Today goes pretty good for me so far, ignoring awful background things
(including that there's still a war going on, Internet access is
crippled more and more, apparently recently TSPU temporarily messed up
IPsec around here, possibly in the attempt to block more VPNs).

I didn't sleep well, but that was because I was rather excited about
possibly finally setting a high-availability cluster at work: things
keep breaking there (malfunctioned a bit today, too), the users are
unhappy, so the managers asked me to look into increasing reliability,
which is something I'd gladly do. I started by asking fellow
programmers to compose lists of services they develop and maintain
(composed such a list myself as an example, and an UML deployment
diagram with data flows too, in a few hours), and the managers -- for
lists of past major issues.
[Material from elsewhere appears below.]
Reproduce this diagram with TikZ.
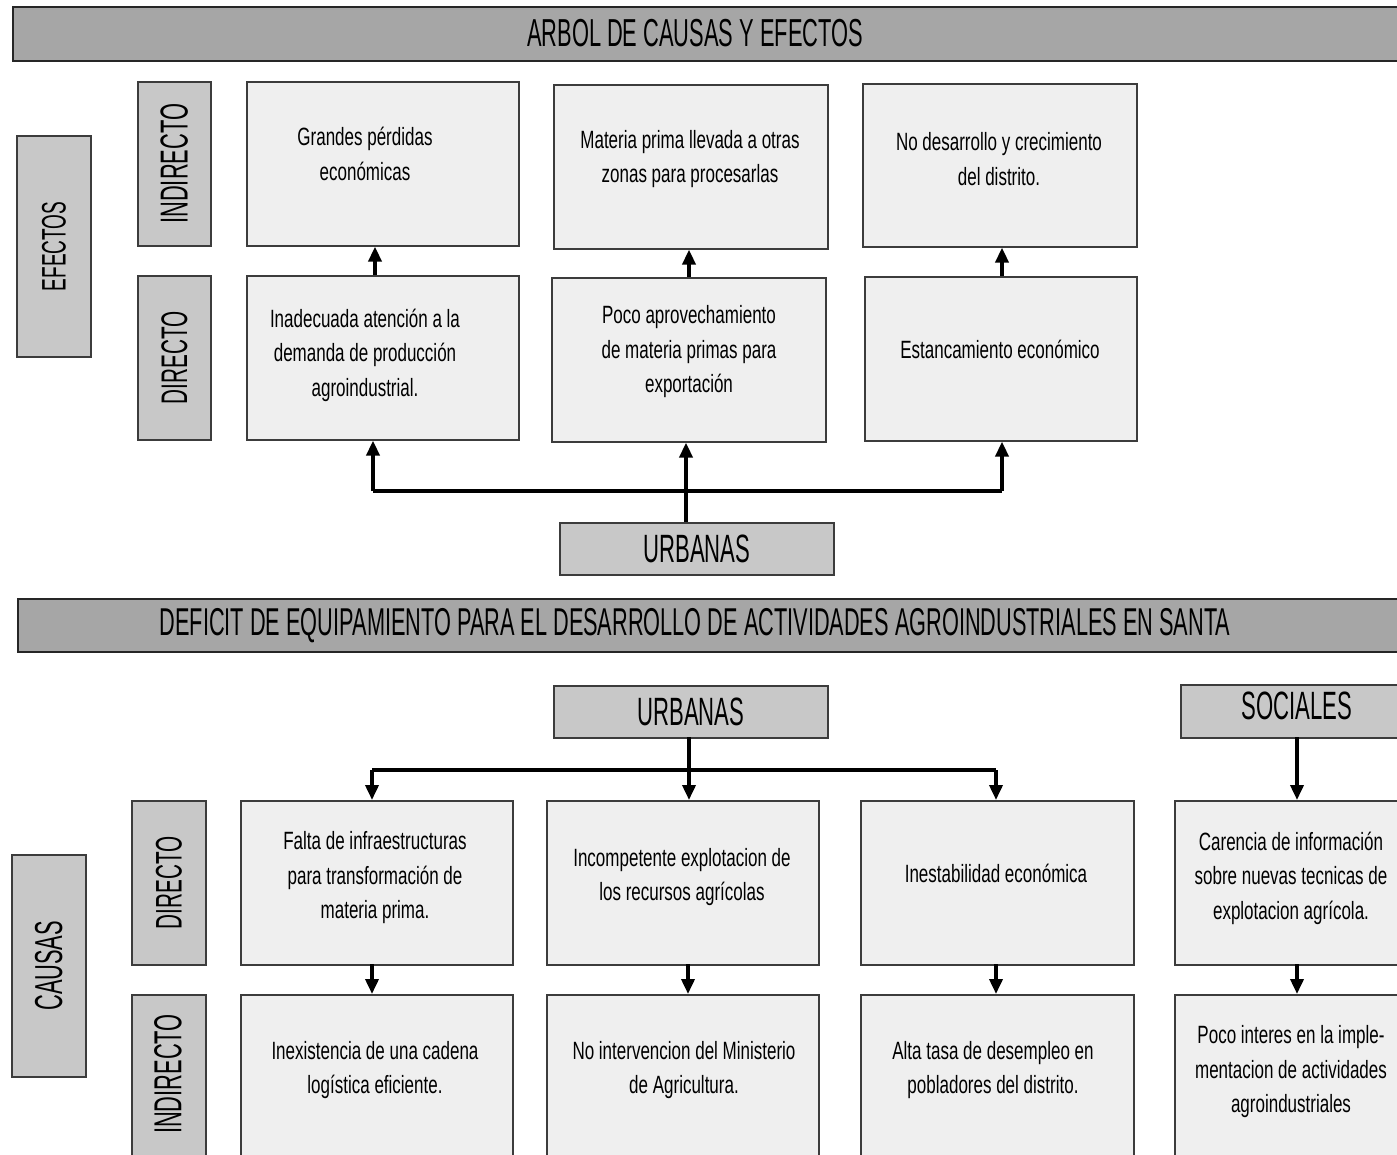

Haven't received anything in almost 2
weeks though, and asked managers about reliability requirements on top
of that. But I am familiar with some parts of the system (those that I
maintain, interact with, or helped to debug), as well as some of the
issues, and can guess that it's best to minimize downtime of all the
services as much as possible with reasonable effort and hardware.

So now I'm considering options: eyeing Pacemaker, PAF for PostgreSQL
with streaming replication (or maybe pgpool-II), DRBD to handle the
flow of files uploaded via FTP, possibly with GFS2 and in an
active/active configuration (with that fancy multicast + sorting out
on hosts); configuring failover of systemd services should be
easy. Maybe could do DNS-based load balancing (and hopefully a kind of
failover) too, with clusters in different places and behind different
addresses.

Though before all that, will have to attempt to poke everyone to
simplify the system, since currently the issues tend to arise on a
long path through which data goes, composed of hacks, legacy bits,
not-quite-ready-though-in-development-for-a-long-time things that
should replace the legacy bits, and so on: sorting it out should
increase reliability by itself, and such a messy system would be hard
to set for redundancy.

So, that's the stuff I'm rather excited to play with, and somewhat
hopeful that the system at work will be simplified on top of that.

Other than that, did some physical exercises today, sorted out some
clothes, did a bit of cleaning and laundry, had a nice steak for
lunch. Now it's sunny outside, which is fairly uncommon for winter
here, so it is relatively notable.

Hopefully this day will stay about as nice.


----

:Date: 2023-02-12